Set exercise: State how many lines contain "this", and write nothing except that count.
+ + + + + + +
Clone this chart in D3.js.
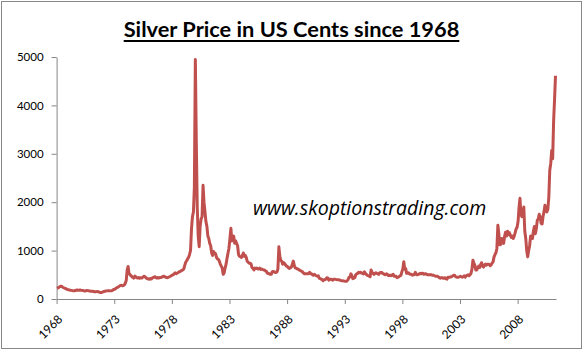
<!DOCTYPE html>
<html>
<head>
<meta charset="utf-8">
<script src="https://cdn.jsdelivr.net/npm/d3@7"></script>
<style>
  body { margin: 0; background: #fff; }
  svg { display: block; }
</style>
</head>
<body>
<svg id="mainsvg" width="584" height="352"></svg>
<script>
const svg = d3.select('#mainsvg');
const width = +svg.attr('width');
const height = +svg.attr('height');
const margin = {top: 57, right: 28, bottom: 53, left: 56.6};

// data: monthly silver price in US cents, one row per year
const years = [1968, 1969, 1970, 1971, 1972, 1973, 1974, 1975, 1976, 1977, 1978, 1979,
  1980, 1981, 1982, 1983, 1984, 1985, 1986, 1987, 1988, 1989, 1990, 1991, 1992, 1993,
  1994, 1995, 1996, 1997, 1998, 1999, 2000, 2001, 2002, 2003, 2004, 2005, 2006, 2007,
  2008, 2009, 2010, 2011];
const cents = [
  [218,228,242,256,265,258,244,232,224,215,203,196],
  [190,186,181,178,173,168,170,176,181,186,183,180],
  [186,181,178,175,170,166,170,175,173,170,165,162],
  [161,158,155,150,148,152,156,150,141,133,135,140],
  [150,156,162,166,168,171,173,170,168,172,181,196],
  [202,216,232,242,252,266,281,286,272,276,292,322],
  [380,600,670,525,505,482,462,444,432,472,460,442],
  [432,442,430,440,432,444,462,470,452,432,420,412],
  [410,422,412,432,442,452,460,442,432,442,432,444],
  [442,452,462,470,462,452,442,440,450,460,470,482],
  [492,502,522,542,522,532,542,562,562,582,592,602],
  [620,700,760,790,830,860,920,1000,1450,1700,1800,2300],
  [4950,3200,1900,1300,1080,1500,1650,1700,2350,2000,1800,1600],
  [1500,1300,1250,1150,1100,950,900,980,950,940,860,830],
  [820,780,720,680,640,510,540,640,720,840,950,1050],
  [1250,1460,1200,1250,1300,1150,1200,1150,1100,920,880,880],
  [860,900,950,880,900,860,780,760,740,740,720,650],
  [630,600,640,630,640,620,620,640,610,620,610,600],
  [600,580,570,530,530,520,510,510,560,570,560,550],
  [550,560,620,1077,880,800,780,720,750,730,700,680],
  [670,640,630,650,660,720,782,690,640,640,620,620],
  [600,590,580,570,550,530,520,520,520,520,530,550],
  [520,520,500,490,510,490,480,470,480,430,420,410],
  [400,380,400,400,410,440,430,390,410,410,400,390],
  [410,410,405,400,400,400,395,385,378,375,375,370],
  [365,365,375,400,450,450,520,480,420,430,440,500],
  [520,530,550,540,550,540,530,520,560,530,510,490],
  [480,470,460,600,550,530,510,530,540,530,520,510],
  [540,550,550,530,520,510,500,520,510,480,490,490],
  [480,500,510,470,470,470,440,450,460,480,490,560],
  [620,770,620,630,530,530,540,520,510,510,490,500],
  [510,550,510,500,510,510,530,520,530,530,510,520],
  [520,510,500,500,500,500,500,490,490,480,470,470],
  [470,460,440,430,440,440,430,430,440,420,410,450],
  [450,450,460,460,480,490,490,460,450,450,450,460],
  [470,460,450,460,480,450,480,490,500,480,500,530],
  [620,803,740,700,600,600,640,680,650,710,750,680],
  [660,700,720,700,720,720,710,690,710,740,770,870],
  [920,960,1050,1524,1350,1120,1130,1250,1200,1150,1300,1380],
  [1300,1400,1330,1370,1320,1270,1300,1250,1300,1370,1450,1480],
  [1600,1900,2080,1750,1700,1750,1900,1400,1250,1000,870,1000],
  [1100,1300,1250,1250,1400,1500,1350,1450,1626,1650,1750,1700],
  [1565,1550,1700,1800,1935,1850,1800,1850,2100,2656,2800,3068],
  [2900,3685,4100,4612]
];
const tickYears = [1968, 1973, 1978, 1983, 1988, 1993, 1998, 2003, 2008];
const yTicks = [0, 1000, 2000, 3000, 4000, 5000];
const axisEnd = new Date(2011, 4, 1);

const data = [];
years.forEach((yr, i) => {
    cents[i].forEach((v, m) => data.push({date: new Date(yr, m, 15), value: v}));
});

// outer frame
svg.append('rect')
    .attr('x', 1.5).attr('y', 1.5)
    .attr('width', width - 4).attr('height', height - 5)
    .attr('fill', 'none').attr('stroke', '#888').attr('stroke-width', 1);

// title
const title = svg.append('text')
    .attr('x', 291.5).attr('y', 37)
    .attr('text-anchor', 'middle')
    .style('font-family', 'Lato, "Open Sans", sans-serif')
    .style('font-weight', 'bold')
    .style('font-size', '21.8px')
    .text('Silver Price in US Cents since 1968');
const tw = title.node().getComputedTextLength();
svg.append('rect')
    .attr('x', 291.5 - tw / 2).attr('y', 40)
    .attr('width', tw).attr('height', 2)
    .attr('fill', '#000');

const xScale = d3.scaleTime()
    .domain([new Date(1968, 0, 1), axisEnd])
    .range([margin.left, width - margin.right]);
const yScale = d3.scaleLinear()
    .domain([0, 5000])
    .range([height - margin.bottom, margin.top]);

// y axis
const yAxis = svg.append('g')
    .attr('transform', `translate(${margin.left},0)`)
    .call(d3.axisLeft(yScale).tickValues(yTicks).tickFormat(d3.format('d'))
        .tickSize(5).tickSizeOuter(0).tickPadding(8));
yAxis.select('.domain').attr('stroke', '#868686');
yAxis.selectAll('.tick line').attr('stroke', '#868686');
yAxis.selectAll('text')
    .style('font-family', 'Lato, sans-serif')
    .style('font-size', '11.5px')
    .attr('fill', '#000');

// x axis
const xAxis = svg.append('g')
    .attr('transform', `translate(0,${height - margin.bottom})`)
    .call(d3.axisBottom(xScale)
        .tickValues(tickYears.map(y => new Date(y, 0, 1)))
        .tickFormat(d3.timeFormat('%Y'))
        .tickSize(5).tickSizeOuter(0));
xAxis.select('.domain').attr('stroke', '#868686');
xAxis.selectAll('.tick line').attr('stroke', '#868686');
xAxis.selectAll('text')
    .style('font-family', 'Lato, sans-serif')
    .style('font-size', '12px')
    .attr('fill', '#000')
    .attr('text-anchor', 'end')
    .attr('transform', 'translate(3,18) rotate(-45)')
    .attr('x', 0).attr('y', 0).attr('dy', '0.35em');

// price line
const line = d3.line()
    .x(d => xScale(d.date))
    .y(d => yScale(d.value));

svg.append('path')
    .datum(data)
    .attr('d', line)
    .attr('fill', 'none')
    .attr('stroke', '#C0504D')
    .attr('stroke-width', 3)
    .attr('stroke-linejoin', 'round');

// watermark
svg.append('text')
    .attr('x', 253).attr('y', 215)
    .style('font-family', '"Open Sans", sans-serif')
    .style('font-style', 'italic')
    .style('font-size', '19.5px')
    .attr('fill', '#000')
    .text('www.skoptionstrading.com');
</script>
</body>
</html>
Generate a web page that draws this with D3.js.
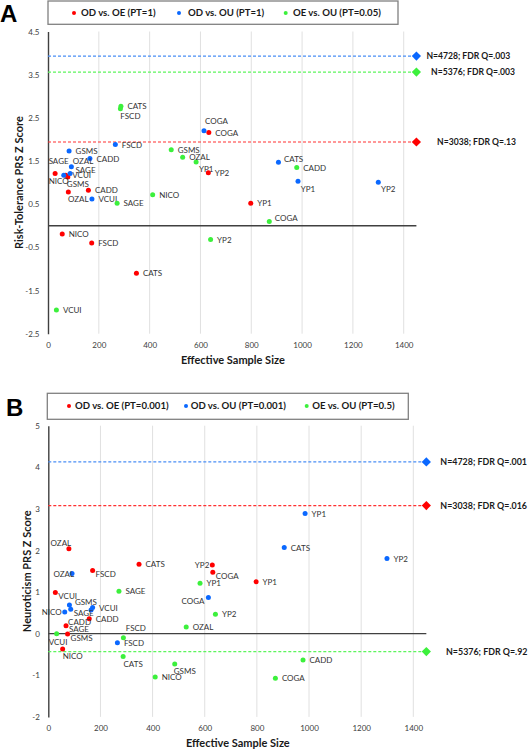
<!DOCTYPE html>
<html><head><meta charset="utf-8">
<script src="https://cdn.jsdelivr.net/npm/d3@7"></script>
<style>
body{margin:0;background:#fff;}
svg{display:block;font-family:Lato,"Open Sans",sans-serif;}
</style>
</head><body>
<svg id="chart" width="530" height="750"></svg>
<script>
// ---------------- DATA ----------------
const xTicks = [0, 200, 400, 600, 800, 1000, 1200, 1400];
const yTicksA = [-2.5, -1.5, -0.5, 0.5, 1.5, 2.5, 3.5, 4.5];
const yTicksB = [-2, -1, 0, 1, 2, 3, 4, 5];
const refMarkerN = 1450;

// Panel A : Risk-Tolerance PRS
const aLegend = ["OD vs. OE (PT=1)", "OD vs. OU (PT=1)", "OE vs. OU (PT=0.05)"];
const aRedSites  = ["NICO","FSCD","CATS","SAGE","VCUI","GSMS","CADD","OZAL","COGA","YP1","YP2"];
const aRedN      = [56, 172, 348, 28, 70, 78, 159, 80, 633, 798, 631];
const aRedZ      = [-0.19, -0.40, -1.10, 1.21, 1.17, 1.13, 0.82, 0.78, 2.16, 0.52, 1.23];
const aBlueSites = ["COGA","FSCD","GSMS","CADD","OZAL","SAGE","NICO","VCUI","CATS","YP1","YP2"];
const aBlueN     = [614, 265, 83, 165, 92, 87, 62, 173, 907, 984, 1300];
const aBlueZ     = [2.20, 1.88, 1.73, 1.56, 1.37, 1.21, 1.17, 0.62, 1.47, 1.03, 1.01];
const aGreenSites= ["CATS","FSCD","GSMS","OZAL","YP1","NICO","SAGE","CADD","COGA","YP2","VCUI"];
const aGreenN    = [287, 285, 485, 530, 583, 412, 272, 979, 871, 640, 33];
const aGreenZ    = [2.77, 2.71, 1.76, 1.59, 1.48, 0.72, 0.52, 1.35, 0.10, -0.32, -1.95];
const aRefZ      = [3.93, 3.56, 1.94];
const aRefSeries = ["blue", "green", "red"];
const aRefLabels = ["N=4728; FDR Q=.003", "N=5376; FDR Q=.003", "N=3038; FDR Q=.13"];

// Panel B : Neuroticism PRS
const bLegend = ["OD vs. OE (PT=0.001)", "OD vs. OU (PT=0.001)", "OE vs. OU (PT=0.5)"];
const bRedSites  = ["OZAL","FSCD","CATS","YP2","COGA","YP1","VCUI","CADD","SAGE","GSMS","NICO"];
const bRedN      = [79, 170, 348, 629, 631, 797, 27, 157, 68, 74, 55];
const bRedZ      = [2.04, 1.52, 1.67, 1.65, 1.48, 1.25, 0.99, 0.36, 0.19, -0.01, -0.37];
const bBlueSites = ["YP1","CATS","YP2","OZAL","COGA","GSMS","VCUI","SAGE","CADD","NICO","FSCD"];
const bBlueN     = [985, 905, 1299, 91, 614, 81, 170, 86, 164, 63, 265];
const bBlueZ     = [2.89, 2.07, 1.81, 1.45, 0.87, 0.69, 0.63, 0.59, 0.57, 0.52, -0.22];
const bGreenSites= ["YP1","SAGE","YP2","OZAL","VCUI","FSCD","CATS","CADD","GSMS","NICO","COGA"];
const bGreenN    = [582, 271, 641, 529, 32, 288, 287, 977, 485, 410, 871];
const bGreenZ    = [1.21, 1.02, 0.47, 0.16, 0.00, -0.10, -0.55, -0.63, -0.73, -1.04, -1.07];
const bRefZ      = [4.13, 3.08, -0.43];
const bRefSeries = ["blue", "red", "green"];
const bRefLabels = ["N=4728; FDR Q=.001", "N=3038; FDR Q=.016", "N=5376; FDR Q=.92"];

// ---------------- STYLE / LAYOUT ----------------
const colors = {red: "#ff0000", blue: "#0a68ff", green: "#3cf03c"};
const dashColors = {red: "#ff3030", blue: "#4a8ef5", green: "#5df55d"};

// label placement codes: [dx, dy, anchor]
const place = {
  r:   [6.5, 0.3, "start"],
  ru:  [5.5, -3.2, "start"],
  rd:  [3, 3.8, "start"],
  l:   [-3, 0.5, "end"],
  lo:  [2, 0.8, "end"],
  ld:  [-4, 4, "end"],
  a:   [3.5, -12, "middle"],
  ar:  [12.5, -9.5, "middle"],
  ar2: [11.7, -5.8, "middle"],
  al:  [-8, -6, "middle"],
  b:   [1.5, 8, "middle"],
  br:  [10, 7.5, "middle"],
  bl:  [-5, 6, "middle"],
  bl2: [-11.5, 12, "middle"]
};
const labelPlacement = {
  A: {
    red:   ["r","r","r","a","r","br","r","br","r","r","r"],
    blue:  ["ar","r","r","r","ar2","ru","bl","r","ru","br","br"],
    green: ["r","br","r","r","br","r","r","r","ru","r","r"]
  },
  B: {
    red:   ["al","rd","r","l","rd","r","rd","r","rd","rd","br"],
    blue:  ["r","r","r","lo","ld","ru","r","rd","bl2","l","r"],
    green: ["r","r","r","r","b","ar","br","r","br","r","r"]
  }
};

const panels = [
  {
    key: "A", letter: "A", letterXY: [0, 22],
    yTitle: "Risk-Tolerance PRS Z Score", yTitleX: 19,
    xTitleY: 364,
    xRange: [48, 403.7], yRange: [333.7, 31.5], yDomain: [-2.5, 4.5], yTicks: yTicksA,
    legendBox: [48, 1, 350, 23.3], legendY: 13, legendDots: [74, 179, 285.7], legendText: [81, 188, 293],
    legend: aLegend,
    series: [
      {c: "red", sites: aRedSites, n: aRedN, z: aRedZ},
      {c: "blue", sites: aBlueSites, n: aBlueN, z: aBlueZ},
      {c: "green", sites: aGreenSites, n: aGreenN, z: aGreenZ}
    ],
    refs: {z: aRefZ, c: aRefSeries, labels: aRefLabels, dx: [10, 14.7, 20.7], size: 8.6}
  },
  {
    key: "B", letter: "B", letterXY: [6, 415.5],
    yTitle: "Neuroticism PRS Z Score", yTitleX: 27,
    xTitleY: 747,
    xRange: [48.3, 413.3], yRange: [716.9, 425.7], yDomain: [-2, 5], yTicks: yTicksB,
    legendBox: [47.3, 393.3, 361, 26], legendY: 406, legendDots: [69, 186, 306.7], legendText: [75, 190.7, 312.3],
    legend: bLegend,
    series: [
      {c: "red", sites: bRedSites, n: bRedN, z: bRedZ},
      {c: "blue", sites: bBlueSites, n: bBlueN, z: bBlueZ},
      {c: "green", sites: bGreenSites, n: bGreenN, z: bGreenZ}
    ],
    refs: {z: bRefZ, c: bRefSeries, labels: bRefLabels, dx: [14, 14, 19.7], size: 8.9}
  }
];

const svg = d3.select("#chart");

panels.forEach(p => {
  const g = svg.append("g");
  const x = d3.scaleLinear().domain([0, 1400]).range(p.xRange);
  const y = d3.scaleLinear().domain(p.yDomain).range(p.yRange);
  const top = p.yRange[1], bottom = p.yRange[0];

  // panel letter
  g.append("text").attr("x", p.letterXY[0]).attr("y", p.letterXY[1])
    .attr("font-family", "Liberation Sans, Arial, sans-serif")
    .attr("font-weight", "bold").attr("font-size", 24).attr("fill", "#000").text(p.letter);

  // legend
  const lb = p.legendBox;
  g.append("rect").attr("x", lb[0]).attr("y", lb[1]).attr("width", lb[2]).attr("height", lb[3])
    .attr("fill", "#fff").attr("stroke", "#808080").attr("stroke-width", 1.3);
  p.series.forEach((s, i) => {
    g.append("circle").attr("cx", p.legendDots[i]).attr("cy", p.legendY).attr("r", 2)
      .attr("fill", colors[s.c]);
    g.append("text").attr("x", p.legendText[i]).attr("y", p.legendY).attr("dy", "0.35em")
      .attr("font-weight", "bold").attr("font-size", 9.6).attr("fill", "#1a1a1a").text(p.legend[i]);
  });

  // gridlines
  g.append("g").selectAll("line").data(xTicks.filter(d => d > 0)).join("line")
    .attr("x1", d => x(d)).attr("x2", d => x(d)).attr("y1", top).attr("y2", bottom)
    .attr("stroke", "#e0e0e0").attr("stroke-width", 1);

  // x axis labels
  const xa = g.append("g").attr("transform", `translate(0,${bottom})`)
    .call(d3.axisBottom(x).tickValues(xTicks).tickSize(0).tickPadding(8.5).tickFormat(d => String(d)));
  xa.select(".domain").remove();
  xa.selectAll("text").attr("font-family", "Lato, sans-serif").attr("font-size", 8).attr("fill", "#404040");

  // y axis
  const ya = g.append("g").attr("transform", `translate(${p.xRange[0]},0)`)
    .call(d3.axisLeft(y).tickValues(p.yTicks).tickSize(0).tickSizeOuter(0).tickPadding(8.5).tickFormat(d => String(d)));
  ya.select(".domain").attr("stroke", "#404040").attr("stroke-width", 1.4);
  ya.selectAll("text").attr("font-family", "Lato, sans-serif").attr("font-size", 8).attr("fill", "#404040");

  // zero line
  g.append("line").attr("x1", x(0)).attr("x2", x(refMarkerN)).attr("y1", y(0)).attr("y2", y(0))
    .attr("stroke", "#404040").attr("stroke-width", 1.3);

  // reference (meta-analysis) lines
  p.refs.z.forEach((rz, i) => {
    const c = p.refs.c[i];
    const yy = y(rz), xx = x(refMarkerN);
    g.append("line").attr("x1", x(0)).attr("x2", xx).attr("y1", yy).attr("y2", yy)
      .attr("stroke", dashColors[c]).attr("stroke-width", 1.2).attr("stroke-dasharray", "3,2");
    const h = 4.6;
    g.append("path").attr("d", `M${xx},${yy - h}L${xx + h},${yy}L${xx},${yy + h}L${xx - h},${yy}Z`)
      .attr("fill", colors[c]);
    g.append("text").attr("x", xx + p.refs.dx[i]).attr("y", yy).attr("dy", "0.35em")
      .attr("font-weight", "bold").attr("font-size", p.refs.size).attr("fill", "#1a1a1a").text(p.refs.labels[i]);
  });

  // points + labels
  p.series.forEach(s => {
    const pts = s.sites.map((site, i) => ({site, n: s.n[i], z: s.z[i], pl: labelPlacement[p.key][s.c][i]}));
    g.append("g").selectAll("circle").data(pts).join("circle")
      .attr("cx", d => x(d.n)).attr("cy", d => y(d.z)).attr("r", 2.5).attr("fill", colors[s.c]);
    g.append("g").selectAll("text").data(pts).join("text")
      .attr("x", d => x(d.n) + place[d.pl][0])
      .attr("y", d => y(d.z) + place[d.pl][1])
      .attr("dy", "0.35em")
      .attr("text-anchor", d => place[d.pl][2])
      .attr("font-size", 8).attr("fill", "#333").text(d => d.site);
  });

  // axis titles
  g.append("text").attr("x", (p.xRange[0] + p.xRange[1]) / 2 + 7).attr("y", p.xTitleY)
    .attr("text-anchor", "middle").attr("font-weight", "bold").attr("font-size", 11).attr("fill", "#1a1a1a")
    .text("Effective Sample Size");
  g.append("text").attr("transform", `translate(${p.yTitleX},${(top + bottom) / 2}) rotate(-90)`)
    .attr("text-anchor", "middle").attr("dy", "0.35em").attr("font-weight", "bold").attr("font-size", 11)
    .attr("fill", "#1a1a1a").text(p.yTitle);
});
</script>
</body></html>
+ + + + + + +
Task output: 2